En «¿Qué barco, marinero?» —cuyo título alude a un elegíaco estribillo en cursiva que se repite a lo largo de la historia, quizá en la mente o la memoria de un marino envejecido, alcohólico, arruinado y hecho polvo, o quizá en la de su viejo amigo, o incluso en la de la autora—, se oye la siguiente voz: «Comprender. La fraternidad ha pasado a mejor vida. Antes, ofender a uno era ofender a todos. Antes se daba la vida por los demás. Y si alguien se rajaba se quedaban todos colgados, esperando el permiso de embarque». Al final del relato encontramos la siguiente dedicatoria: «Para Jack Eggan (1915-1938), marino muerto en España, en la retirada de la batalla del Ebro».

En «La huelga», un texto periodístico experimental publicado en Partisan Review, un huelguista afirma: «Perdonad que mis palabras sean febriles y borrosas (…), es que las escribo en un campo de batalla».11

Los sindicatos, la guerra civil española, el legado del activismo judío más radical… Todo eso componía el tejido de las palabras de Tillie Olsen.

Si el término febriles remite a la pasión, borrosas sugiere, a mi modo de ver, las sombras superpuestas de color o aquellas que aún no pueden distinguirse del todo. Tillie Olsen escribe toda su obra desde ese campo de batalla, peleando contra la injusticia con historias de brillante y aguda perspicacia, excavando en las capas más profundas del lenguaje. Las pausas e interrupciones, tan características de su obra, sugieren hondas brechas y escarpados descensos hacia pensamientos y sentimientos vislumbrados e intuidos, aún por nombrar. Si se dan las «condiciones» necesarias para el trabajo creativo, a veces es posible escucharlos en la mente o decirlos en voz alta y entonces, ponerlos por escrito en la página.

Jane Lazarre

Nueva York, 2019



1. Tillie Olsen, «A Vision of Fear and Hope», en Tell Me A Riddle, Requa I, And Other Works, Lincoln, University of Nebraska Press, 2013, p. 132.

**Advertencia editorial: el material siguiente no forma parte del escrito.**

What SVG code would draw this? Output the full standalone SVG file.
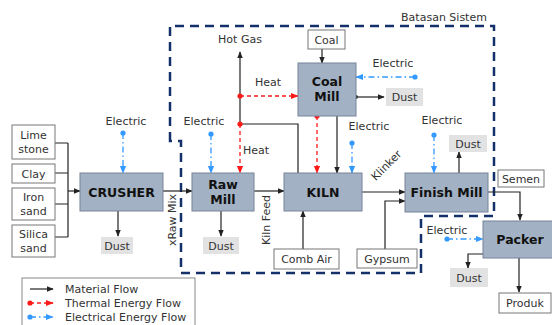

2. Toni Morrison, Jugando en la oscuridad: el punto de vista blanco en la imaginación literaria, traducción de Pilar Vázquez, Ediciones del Oriente y el Mediterráneo, 2019, p. 12.

3. La presente traducción intenta mantener la extrañeza que caracteriza el uso del inglés por parte de los hablantes de yidis, adecuando, en la medida de lo posible, esas características al español (N. de la T.).

4. Rebekah Edwards, «Introduction» en Tillie Olsen, op. cit., p. xiii.

5. Jane Lazarre, El nudo materno, Las afueras, 2018.

6. Tillie Olsen, Yonnondio, From the Thirties, Nueva York, Laurel Edition, Dell Publishing, 1974, pp. 119-120.

7. Laurie Olsen, «Bibliographical Sketch» en Tillie Olsen, Tell Me A Riddle, Requa I, And Other Works, Lincoln, University of Nebraska Press, 2013, p. 155.

8. Todas las citas de Silences están extraídas de la edición de Delacorte Press/Seymore Lawrence, Nueva York, 1978, pp. 10-12.

9. Herman Melville, Cartas a Hawthorne, traducción de Carlos Bueno Vera, La uÑa RoTa, 2016, p. 47.

10. Joseph Conrad, Crónica personal, traducción de Miguel Martínez-Lage, Alba Editorial, 2016, p. 129.

11. «La huelga» se publicó originalmente en la revista Partisan Review i, septiembre-octubre de 1934, p. 3-9.